The fault, of course, does not lie with the universities alone. Among America's best educated and best placed echelons of society there is an endemic culture of moral diffidence and timidity. It is rarely called out, of course, because it has been very successful at hiding behind a mask of tolerance and open-mindedness. Frankly, I am sick of it. I am tired of having the culture, traditions, and norms that made us all who we are consistently denigrated because someone, somewhere, might have had their feelings hurt. The pendulum has swung entirely too far into the absurd and I decided to pour myself into this blog to join the growing backlash to push it back towards sanity.

Like all young boys I went through a series of rebellious phases as a child. I questioned authority, taunted tradition, and defied the rules simply because I resented confinement.
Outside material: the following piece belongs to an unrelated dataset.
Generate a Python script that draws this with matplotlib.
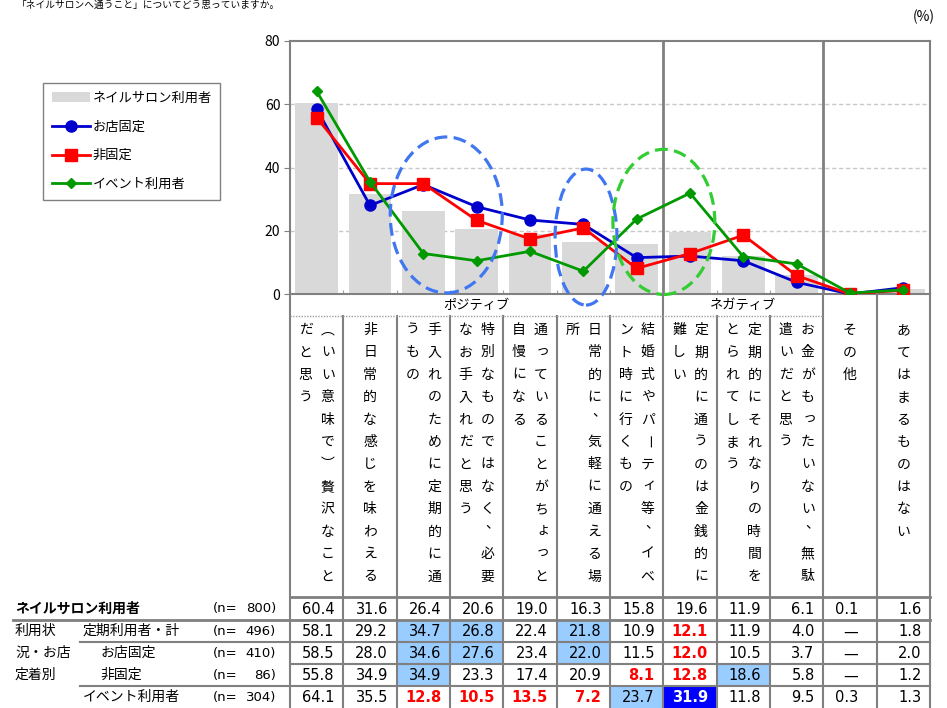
import numpy as np
import matplotlib.pyplot as plt
from matplotlib.patches import Ellipse, Rectangle

plt.rcParams['font.family'] = ['Noto Sans CJK JP', 'DejaVu Sans']

# ---- data ----
title = "「ネイルサロンへ通うこと」についてどう思っていますか。"
cats = [
    "（いい意味で）贅沢なことだと思う",
    "非日常的な感じを味わえる",
    "手入れのために定期的に通うもの",
    "特別なものではなく、必要なお手入れだと思う",
    "通っていることがちょっと自慢になる",
    "日常的に、気軽に通える場所",
    "結婚式やパーティ等、イベント時に行くもの",
    "定期的に通うのは金銭的に難しい",
    "定期的にそれなりの時間をとられてしまう",
    "お金がもったいない、無駄遣いだと思う",
    "その他",
    "あてはまるものはない",
]
groups = ["ポジティブ", "ネガティブ"]

all_users = [60.4, 31.6, 26.4, 20.6, 19.0, 16.3, 15.8, 19.6, 11.9, 6.1, 0.1, 1.6]
regular = [58.1, 29.2, 34.7, 26.8, 22.4, 21.8, 10.9, 12.1, 11.9, 4.0, None, 1.8]
fixed = [58.5, 28.0, 34.6, 27.6, 23.4, 22.0, 11.5, 12.0, 10.5, 3.7, None, 2.0]
nonfixed = [55.8, 34.9, 34.9, 23.3, 17.4, 20.9, 8.1, 12.8, 18.6, 5.8, None, 1.2]
event = [64.1, 35.5, 12.8, 10.5, 13.5, 7.2, 23.7, 31.9, 11.8, 9.5, 0.3, 1.3]

row_names = ["ネイルサロン利用者", "定期利用者・計", "お店固定", "非固定", "イベント利用者"]
row_n = [800, 496, 410, 86, 304]
row_vals = [all_users, regular, fixed, nonfixed, event]
# h = higher (light blue), H = much higher (blue), l = lower (red)
row_marks = [
    "............",
    "..hh.h.l....",
    "..hh.h.l....",
    "..h...llh...",
    "..llllhH....",
]

# ---- layout (pixels) ----
W, H = 947, 708
L, R, T, B = 290, 930, 41, 294
n = len(cats)
cw = (R - L) / n

fig = plt.figure(figsize=(W / 100, H / 100), dpi=100)
ax = fig.add_axes([L / W, 1 - B / H, (R - L) / W, (B - T) / H])
x = np.arange(n)

def z(v):
    return [0 if a is None else a for a in v]

bars = ax.bar(x, all_users, width=0.8, color='#d9d9d9', zorder=1, label='ネイルサロン利用者')
l1, = ax.plot(x, z(fixed), color='#0000cc', lw=2, marker='o', ms=8, zorder=4, label='お店固定')
l2, = ax.plot(x, z(nonfixed), color='#ff0000', lw=2, marker='s', ms=8, zorder=4, label='非固定')
l3, = ax.plot(x, z(event), color='#009900', lw=2, marker='D', ms=5.5, zorder=5, label='イベント利用者')

ax.set_xlim(-0.5, n - 0.5)
ax.set_ylim(0, 80)
ax.set_yticks([0, 20, 40, 60, 80])
ax.set_xticks(np.arange(0.5, n - 1, 1))
ax.set_xticklabels([])
ax.tick_params(axis='x', direction='in', length=3, color='#a0a0a0')
ax.tick_params(axis='y', direction='out', length=4, color='#808080', labelsize=10, pad=3)
for s in ax.spines.values():
    s.set_color('#808080')
    s.set_linewidth(1.5)
for yv in [20, 40, 60]:
    ax.axhline(yv, color='#c8c8c8', lw=1, ls=(0, (3, 2)), zorder=0)
ax.axvline(6.5, color='#808080', lw=2, zorder=2)
ax.axvline(9.5, color='#808080', lw=2, zorder=2)

# dashed ellipses
ax.add_patch(Ellipse((2.43, 25.0), 2.1, 49.3, fill=False, ec='#4077f0', lw=2.3,
                     ls=(0, (4, 2)), zorder=6, clip_on=False))
ax.add_patch(Ellipse((5.05, 18.0), 1.16, 43.0, fill=False, ec='#4077f0', lw=2.3,
                     ls=(0, (4, 2)), zorder=6, clip_on=False))
ax.add_patch(Ellipse((6.51, 22.8), 1.91, 45.9, fill=False, ec='#33cc33', lw=2.3,
                     ls=(0, (4, 2)), zorder=6, clip_on=False))

ax.legend(handles=[bars, l1, l2, l3], loc='upper left',
          bbox_to_anchor=(43 / W, 1 - 83 / H), bbox_transform=fig.transFigure,
          borderaxespad=0, fontsize=9.5, frameon=True, fancybox=False,
          edgecolor='#808080', framealpha=1, handlelength=2.9, handletextpad=0.2,
          labelspacing=1.2, borderpad=0.65)

# ---- overlay in pixel coordinates ----
tx = fig.add_axes([0, 0, 1, 1])
tx.set_xlim(0, W)
tx.set_ylim(H, 0)
tx.axis('off')

tx.text(17, 5, title, fontsize=7, ha='left', va='center')
tx.text(935, 17, "(%)", fontsize=10, ha='right', va='center')

def left(i):
    return L + i * cw

def center(i):
    return L + (i + 0.5) * cw

gcol = '#808080'
hb = 316
rb = [597, 620, 642, 664, 686, 708]

# vertical lines
tx.plot([L, L], [B, H], color=gcol, lw=1.5)
tx.plot([R, R], [B, H], color=gcol, lw=1.5)
for i in range(1, n):
    top = B if i in (7, 10, 11) else hb
    tx.plot([left(i)] * 2, [top, H], color=gcol, lw=1.5)

# header row
tx.plot([L, left(10)], [hb, hb], color='#a0a0a0', lw=1, ls=(0, (1, 1)))
tx.text((L + left(7)) / 2, 305, groups[0], fontsize=9.5, ha='center', va='center')
tx.text((left(7) + left(10)) / 2, 305, groups[1], fontsize=9.5, ha='center', va='center')

# vertical category text (brackets drawn in their vertical forms)
vert_forms = {"（": "︵", "）": "︶"}
small = "っょィ"
for i, s in enumerate(cats):
    lines = [s[k:k + 12] for k in range(0, len(s), 12)]
    nl = len(lines)
    for j, line in enumerate(lines):
        cx = center(i) + (nl - 1) * 11 - j * 22
        for k, ch in enumerate(line):
            cy = 330 + 22.4 * k
            rot = 0
            dx, dy = 0, 0
            if ch in vert_forms:
                ch = vert_forms[ch]
            elif ch == "ー":
                rot = -90
            elif ch == "、":
                dx, dy = 5, -8
            elif ch in small:
                dx, dy = 2, -2
            tx.text(cx + dx, cy + dy, ch, fontsize=10, ha='center', va='center',
                    rotation=rot, rotation_mode='anchor')

# data table
tx.plot([L, R], [rb[0], rb[0]], color=gcol, lw=2)
tx.plot([13, R], [rb[1], rb[1]], color=gcol, lw=2)
tx.plot([80, R], [rb[2], rb[2]], color=gcol, lw=1.5)
tx.plot([L, R], [rb[3], rb[3]], color=gcol, lw=1.5)
tx.plot([80, R], [rb[4], rb[4]], color=gcol, lw=1.5)

for r in range(len(row_names)):
    y0, y1 = rb[r], rb[r + 1]
    cy = (y0 + y1) / 2
    for i in range(n):
        v = row_vals[r][i]
        m = row_marks[r][i]
        col, wt = 'black', 'normal'
        if m == 'h':
            tx.add_patch(Rectangle((left(i) + 1, y0 + 1), cw - 2, y1 - y0 - 2,
                                   color='#99ccff', zorder=0))
        elif m == 'H':
            tx.add_patch(Rectangle((left(i) + 1, y0 + 1), cw - 2, y1 - y0 - 2,
                                   color='#0000ff', zorder=0))
            col, wt = 'white', 'bold'
        elif m == 'l':
            col, wt = '#ff0000', 'bold'
        txt = "—" if v is None else f"{v:.1f}"
        off = 8 if i == 10 else 18
        tx.text(center(i) + off, cy + 1, txt, fontsize=10.5, ha='right', va='center',
                color=col, fontweight=wt, family=['DejaVu Sans'])
    tx.text(213, cy, "(n=", fontsize=9.5, ha='left', va='center', family=['DejaVu Sans'])
    tx.text(276, cy, f"{row_n[r]})", fontsize=9.5, ha='right', va='center',
            family=['DejaVu Sans'])

tx.text(15, (rb[0] + rb[1]) / 2, row_names[0], fontsize=10, fontweight='bold',
        ha='left', va='center')
tx.text(83, (rb[1] + rb[2]) / 2, row_names[1], fontsize=10, ha='left', va='center')
tx.text(100, (rb[2] + rb[3]) / 2, row_names[2], fontsize=10, ha='left', va='center')
tx.text(100, (rb[3] + rb[4]) / 2, row_names[3], fontsize=10, ha='left', va='center')
tx.text(83, (rb[4] + rb[5]) / 2, row_names[4], fontsize=10, ha='left', va='center')
for k, lab in enumerate(["利用状", "況・お店", "定着別"]):
    tx.text(15, (rb[k + 1] + rb[k + 2]) / 2, lab, fontsize=10, ha='left', va='center')

fig.savefig('out.png', dpi=100)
The key word there, however, is that I did these things when I was a child. Rebellious tendencies in children are a healthy sign of principled, independent thinking. There comes a time, however, when every young lad must put away childish things and consider his place in society. At the point where a boy stops thinking about himself, who he is or what he wants to do, and begins to reflect on how he can better serve his country and his kind. We live in such a youth (specifically teenage) oriented culture, however, that rebellion alone is all we ever glorify. Duty, honor, and what a prior generation used to call 'constancy' are consistently undermined by an ethic of "what's in it for me?" that masks itself as "freedom."

I consider it my purpose to strip all these self-serving social constructs that the liberal discourse has surrounded itself with and expose their inherent hypocrisy and wantonness.